▶

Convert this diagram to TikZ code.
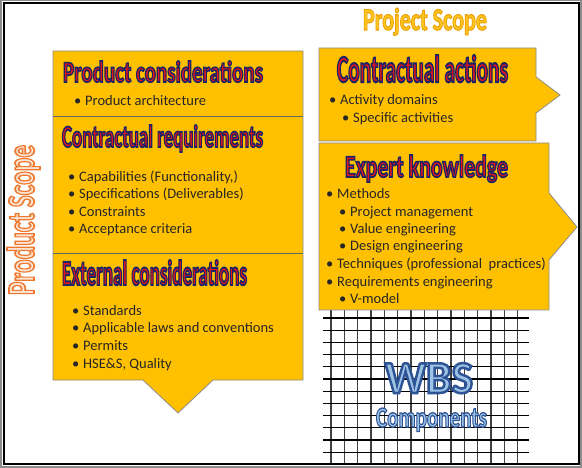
\documentclass[tikz,border=0pt]{standalone}
\usepackage{fontspec}
\usepackage{graphicx}
\setmainfont{Carlito}
\usetikzlibrary{positioning}
\definecolor{gold}{HTML}{FFC000}
\definecolor{headred}{HTML}{E3141B}
\definecolor{bodytext}{HTML}{262626}
\definecolor{scopegold}{HTML}{FFC820}
\definecolor{prodpale}{HTML}{FCE3D2}
\definecolor{wbsblue}{HTML}{9DC3E6}
% stroke colours (rgb) for the outlined titles
\newcommand{\navyedge}{0.11 0.14 0.40}
\newcommand{\goldedge}{0.93 0.62 0.00}
\newcommand{\orangeedge}{0.93 0.48 0.19}
\newcommand{\blueedge}{0.18 0.33 0.59}
% width, height, fill, edge, stroke width, text
\newcommand{\wordart}[6]{\resizebox{#1}{#2}{\textcolor{#3}{%
    \special{pdf:literal direct 2 Tr #5 w #4 RG}#6%
    \special{pdf:literal direct 0 Tr}}}}
\newcommand{\bul}[1]{\makebox[11pt][l]{\textbullet}#1}
\tikzset{boxfill/.style={fill=gold, draw=black!45, line width=0.8pt}}
\tikzset{divider/.style={draw=black!60, line width=0.9pt}}
\tikzset{headline/.style={anchor=base, inner sep=0pt,
    font=\fontsize{20}{24}\selectfont\bfseries}}
\tikzset{itemline/.style={anchor=base west, inner sep=0pt, text=bodytext,
    font=\fontsize{14.5}{17.7}\selectfont}}
\tikzset{gridv/.style={draw=black!75, line width=1.1pt}}
\tikzset{gridh/.style={draw=black, line width=1.1pt}}

\begin{document}
\begin{tikzpicture}[x=1pt, y=-1pt]
    \useasboundingbox (0,0) rectangle (582,468);
    % frame
    \draw[black!45, line width=1.3pt] (1,0.8) rectangle (581,467);
    \draw[black, line width=2pt] (3.5,3) rectangle (578.5,464.3);
    % WBS grid
    \foreach \i in {0,...,14}
        \draw[gridv] (331+13.33*\i,310) -- (331+13.33*\i,463);
    \foreach \j in {0,...,11}
        \draw[gridh] (323,318+12.2*\j) -- (529,318+12.2*\j);
    % left box
    \path[boxfill] (53,51) -- (303,51) -- (303,380) -- (213,380) -- (178,413)
        -- (143,380) -- (53,380) -- cycle;
    \draw[divider] (53,116) -- (303,116);
    \draw[divider] (53,253) -- (303,253);
    % right boxes
    \path[boxfill] (319,48) -- (536,48) -- (536,77) -- (560,95) -- (536,113)
        -- (536,141) -- (319,141) -- cycle;
    \path[boxfill] (319,143) -- (549,143) -- (549,193) -- (577,227) -- (549,260)
        -- (549,310) -- (319,310) -- cycle;

    % titles
    \node[headline] (projscope) at (425,30)
        {\wordart{124pt}{22pt}{scopegold}{\goldedge}{0.7}{Project Scope}};
    \node[headline, rotate=90] (prodscope) at (34,220)
        {\wordart{150pt}{27pt}{prodpale}{\orangeedge}{0.9}{Product Scope}};

    % product considerations
    \node[headline] (pcons) at (163,82)
        {\wordart{200pt}{21pt}{headred}{\navyedge}{1.1}{Product considerations}};
    \node[itemline] (parch) at (74,105.5) {\bul{Product architecture}};
    % contractual requirements
    \node[headline] (creq) at (162.5,147)
        {\wordart{201pt}{22pt}{headred}{\navyedge}{1.1}{Contractual requirements}};
    \foreach \txt [count=\i from 0] in {{Capabilities (Functionality,)},
        {Specifications (Deliverables)}, {Constraints}, {Acceptance criteria}}
        \node[itemline] (creq\i) at (68,181.5+17.5*\i) {\bul{\txt}};
    % external considerations
    \node[headline] (econs) at (154.5,285)
        {\wordart{185pt}{25pt}{headred}{\navyedge}{1.1}{External considerations}};
    \foreach \txt [count=\i from 0] in {{Standards},
        {Applicable laws and conventions}, {Permits}, {HSE\&S, Quality}}
        \node[itemline] (econs\i) at (72,315.5+17.5*\i) {\bul{\txt}};

    % contractual actions
    \node[headline] (cact) at (422.5,82)
        {\wordart{171pt}{27pt}{headred}{\navyedge}{1.1}{Contractual actions}};
    \node[itemline] (adom) at (329,104.5) {\bul{Activity domains}};
    \node[itemline] (sact) at (342,122.5) {\bul{Specific activities}};

    % expert knowledge
    \node[headline] (expk) at (426.5,177)
        {\wordart{163pt}{22pt}{headred}{\navyedge}{1.1}{Expert knowledge}};
    \node[itemline] (meth) at (326,198.5) {\bul{Methods}};
    \node[itemline] (pman) at (339,216.5) {\bul{Project management}};
    \node[itemline] (veng) at (339,234) {\bul{Value engineering}};
    \node[itemline] (deng) at (339,250.5) {\bul{Design engineering}};
    \node[itemline] (tech) at (326,268.5) {\bul{Techniques (professional~~practices)}};
    \node[itemline] (reng) at (326,286.5) {\bul{Requirements engineering}};
    \node[itemline] (vmod) at (339,303.5) {\bul{V-model}};

    % WBS
    \node[headline] (wbs) at (429,393)
        {\wordart{88pt}{30pt}{wbsblue}{\blueedge}{1.1}{WBS}};
    \node[headline] (wbscomp) at (431.5,427)
        {\wordart{111pt}{19pt}{wbsblue}{\blueedge}{0.9}{Components}};
\end{tikzpicture}
\end{document}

◀

● **WHAT YOU HAVE TO DO**: Return the whole listing, word for word, and leave out every picture.

● **ANSWER TO THIS PROBLEM**:
Convert this diagram to TikZ code.
\documentclass[tikz,border=0pt]{standalone}
\usepackage{fontspec}
\usepackage{graphicx}
\setmainfont{Carlito}
\usetikzlibrary{positioning}
\definecolor{gold}{HTML}{FFC000}
\definecolor{headred}{HTML}{E3141B}
\definecolor{bodytext}{HTML}{262626}
\definecolor{scopegold}{HTML}{FFC820}
\definecolor{prodpale}{HTML}{FCE3D2}
\definecolor{wbsblue}{HTML}{9DC3E6}
% stroke colours (rgb) for the outlined titles
\newcommand{\navyedge}{0.11 0.14 0.40}
\newcommand{\goldedge}{0.93 0.62 0.00}
\newcommand{\orangeedge}{0.93 0.48 0.19}
\newcommand{\blueedge}{0.18 0.33 0.59}
% width, height, fill, edge, stroke width, text
\newcommand{\wordart}[6]{\resizebox{#1}{#2}{\textcolor{#3}{%
    \special{pdf:literal direct 2 Tr #5 w #4 RG}#6%
    \special{pdf:literal direct 0 Tr}}}}
\newcommand{\bul}[1]{\makebox[11pt][l]{\textbullet}#1}
\tikzset{boxfill/.style={fill=gold, draw=black!45, line width=0.8pt}}
\tikzset{divider/.style={draw=black!60, line width=0.9pt}}
\tikzset{headline/.style={anchor=base, inner sep=0pt,
    font=\fontsize{20}{24}\selectfont\bfseries}}
\tikzset{itemline/.style={anchor=base west, inner sep=0pt, text=bodytext,
    font=\fontsize{14.5}{17.7}\selectfont}}
\tikzset{gridv/.style={draw=black!75, line width=1.1pt}}
\tikzset{gridh/.style={draw=black, line width=1.1pt}}

\begin{document}
\begin{tikzpicture}[x=1pt, y=-1pt]
    \useasboundingbox (0,0) rectangle (582,468);
    % frame
    \draw[black!45, line width=1.3pt] (1,0.8) rectangle (581,467);
    \draw[black, line width=2pt] (3.5,3) rectangle (578.5,464.3);
    % WBS grid
    \foreach \i in {0,...,14}
        \draw[gridv] (331+13.33*\i,310) -- (331+13.33*\i,463);
    \foreach \j in {0,...,11}
        \draw[gridh] (323,318+12.2*\j) -- (529,318+12.2*\j);
    % left box
    \path[boxfill] (53,51) -- (303,51) -- (303,380) -- (213,380) -- (178,413)
        -- (143,380) -- (53,380) -- cycle;
    \draw[divider] (53,116) -- (303,116);
    \draw[divider] (53,253) -- (303,253);
    % right boxes
    \path[boxfill] (319,48) -- (536,48) -- (536,77) -- (560,95) -- (536,113)
        -- (536,141) -- (319,141) -- cycle;
    \path[boxfill] (319,143) -- (549,143) -- (549,193) -- (577,227) -- (549,260)
        -- (549,310) -- (319,310) -- cycle;

    % titles
    \node[headline] (projscope) at (425,30)
        {\wordart{124pt}{22pt}{scopegold}{\goldedge}{0.7}{Project Scope}};
    \node[headline, rotate=90] (prodscope) at (34,220)
        {\wordart{150pt}{27pt}{prodpale}{\orangeedge}{0.9}{Product Scope}};

    % product considerations
    \node[headline] (pcons) at (163,82)
        {\wordart{200pt}{21pt}{headred}{\navyedge}{1.1}{Product considerations}};
    \node[itemline] (parch) at (74,105.5) {\bul{Product architecture}};
    % contractual requirements
    \node[headline] (creq) at (162.5,147)
        {\wordart{201pt}{22pt}{headred}{\navyedge}{1.1}{Contractual requirements}};
    \foreach \txt [count=\i from 0] in {{Capabilities (Functionality,)},
        {Specifications (Deliverables)}, {Constraints}, {Acceptance criteria}}
        \node[itemline] (creq\i) at (68,181.5+17.5*\i) {\bul{\txt}};
    % external considerations
    \node[headline] (econs) at (154.5,285)
        {\wordart{185pt}{25pt}{headred}{\navyedge}{1.1}{External considerations}};
    \foreach \txt [count=\i from 0] in {{Standards},
        {Applicable laws and conventions}, {Permits}, {HSE\&S, Quality}}
        \node[itemline] (econs\i) at (72,315.5+17.5*\i) {\bul{\txt}};

    % contractual actions
    \node[headline] (cact) at (422.5,82)
        {\wordart{171pt}{27pt}{headred}{\navyedge}{1.1}{Contractual actions}};
    \node[itemline] (adom) at (329,104.5) {\bul{Activity domains}};
    \node[itemline] (sact) at (342,122.5) {\bul{Specific activities}};

    % expert knowledge
    \node[headline] (expk) at (426.5,177)
        {\wordart{163pt}{22pt}{headred}{\navyedge}{1.1}{Expert knowledge}};
    \node[itemline] (meth) at (326,198.5) {\bul{Methods}};
    \node[itemline] (pman) at (339,216.5) {\bul{Project management}};
    \node[itemline] (veng) at (339,234) {\bul{Value engineering}};
    \node[itemline] (deng) at (339,250.5) {\bul{Design engineering}};
    \node[itemline] (tech) at (326,268.5) {\bul{Techniques (professional~~practices)}};
    \node[itemline] (reng) at (326,286.5) {\bul{Requirements engineering}};
    \node[itemline] (vmod) at (339,303.5) {\bul{V-model}};

    % WBS
    \node[headline] (wbs) at (429,393)
        {\wordart{88pt}{30pt}{wbsblue}{\blueedge}{1.1}{WBS}};
    \node[headline] (wbscomp) at (431.5,427)
        {\wordart{111pt}{19pt}{wbsblue}{\blueedge}{0.9}{Components}};
\end{tikzpicture}
\end{document}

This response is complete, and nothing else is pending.